---------- GIVEN INFORMATION
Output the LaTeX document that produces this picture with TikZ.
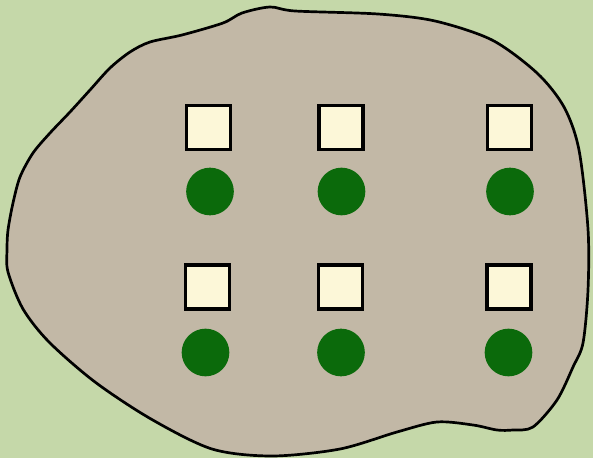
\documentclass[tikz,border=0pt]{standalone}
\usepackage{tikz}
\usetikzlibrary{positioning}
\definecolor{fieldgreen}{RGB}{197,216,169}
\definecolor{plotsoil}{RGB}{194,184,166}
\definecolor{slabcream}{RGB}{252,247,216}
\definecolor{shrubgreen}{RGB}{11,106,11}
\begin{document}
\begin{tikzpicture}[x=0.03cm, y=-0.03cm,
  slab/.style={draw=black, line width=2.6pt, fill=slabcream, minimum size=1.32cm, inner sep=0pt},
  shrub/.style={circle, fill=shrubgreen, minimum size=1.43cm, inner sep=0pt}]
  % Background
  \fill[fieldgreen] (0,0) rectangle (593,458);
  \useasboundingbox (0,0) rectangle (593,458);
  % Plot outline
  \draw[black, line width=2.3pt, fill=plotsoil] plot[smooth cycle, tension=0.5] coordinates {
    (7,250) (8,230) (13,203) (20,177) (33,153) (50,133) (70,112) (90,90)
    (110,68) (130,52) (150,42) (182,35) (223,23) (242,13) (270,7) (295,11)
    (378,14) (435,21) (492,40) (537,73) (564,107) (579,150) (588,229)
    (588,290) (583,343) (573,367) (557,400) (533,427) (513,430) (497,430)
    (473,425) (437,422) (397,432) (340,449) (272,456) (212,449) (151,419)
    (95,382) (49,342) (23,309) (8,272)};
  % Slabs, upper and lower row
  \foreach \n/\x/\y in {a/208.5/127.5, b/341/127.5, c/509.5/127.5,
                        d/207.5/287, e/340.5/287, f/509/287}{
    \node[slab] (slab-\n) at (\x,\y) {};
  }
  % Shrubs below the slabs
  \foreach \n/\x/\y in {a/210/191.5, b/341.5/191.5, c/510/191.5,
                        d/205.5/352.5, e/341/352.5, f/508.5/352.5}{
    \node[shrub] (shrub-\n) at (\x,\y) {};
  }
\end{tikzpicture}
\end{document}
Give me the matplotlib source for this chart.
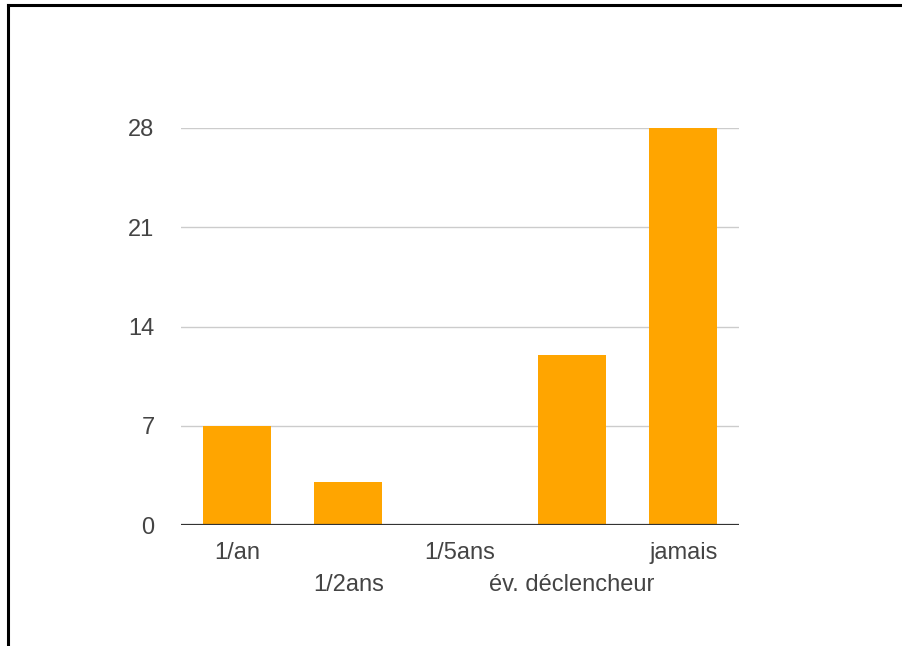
--------------------
REQUIRED TASK — Without including the pictures, return each record above exactly as it stands.

THE ANSWER —
Output the LaTeX document that produces this picture with TikZ.
\documentclass[tikz,border=0pt]{standalone}
\usepackage{tikz}
\usetikzlibrary{positioning}
\definecolor{fieldgreen}{RGB}{197,216,169}
\definecolor{plotsoil}{RGB}{194,184,166}
\definecolor{slabcream}{RGB}{252,247,216}
\definecolor{shrubgreen}{RGB}{11,106,11}
\begin{document}
\begin{tikzpicture}[x=0.03cm, y=-0.03cm,
  slab/.style={draw=black, line width=2.6pt, fill=slabcream, minimum size=1.32cm, inner sep=0pt},
  shrub/.style={circle, fill=shrubgreen, minimum size=1.43cm, inner sep=0pt}]
  % Background
  \fill[fieldgreen] (0,0) rectangle (593,458);
  \useasboundingbox (0,0) rectangle (593,458);
  % Plot outline
  \draw[black, line width=2.3pt, fill=plotsoil] plot[smooth cycle, tension=0.5] coordinates {
    (7,250) (8,230) (13,203) (20,177) (33,153) (50,133) (70,112) (90,90)
    (110,68) (130,52) (150,42) (182,35) (223,23) (242,13) (270,7) (295,11)
    (378,14) (435,21) (492,40) (537,73) (564,107) (579,150) (588,229)
    (588,290) (583,343) (573,367) (557,400) (533,427) (513,430) (497,430)
    (473,425) (437,422) (397,432) (340,449) (272,456) (212,449) (151,419)
    (95,382) (49,342) (23,309) (8,272)};
  % Slabs, upper and lower row
  \foreach \n/\x/\y in {a/208.5/127.5, b/341/127.5, c/509.5/127.5,
                        d/207.5/287, e/340.5/287, f/509/287}{
    \node[slab] (slab-\n) at (\x,\y) {};
  }
  % Shrubs below the slabs
  \foreach \n/\x/\y in {a/210/191.5, b/341.5/191.5, c/510/191.5,
                        d/205.5/352.5, e/341/352.5, f/508.5/352.5}{
    \node[shrub] (shrub-\n) at (\x,\y) {};
  }
\end{tikzpicture}
\end{document}
Give me the matplotlib source for this chart.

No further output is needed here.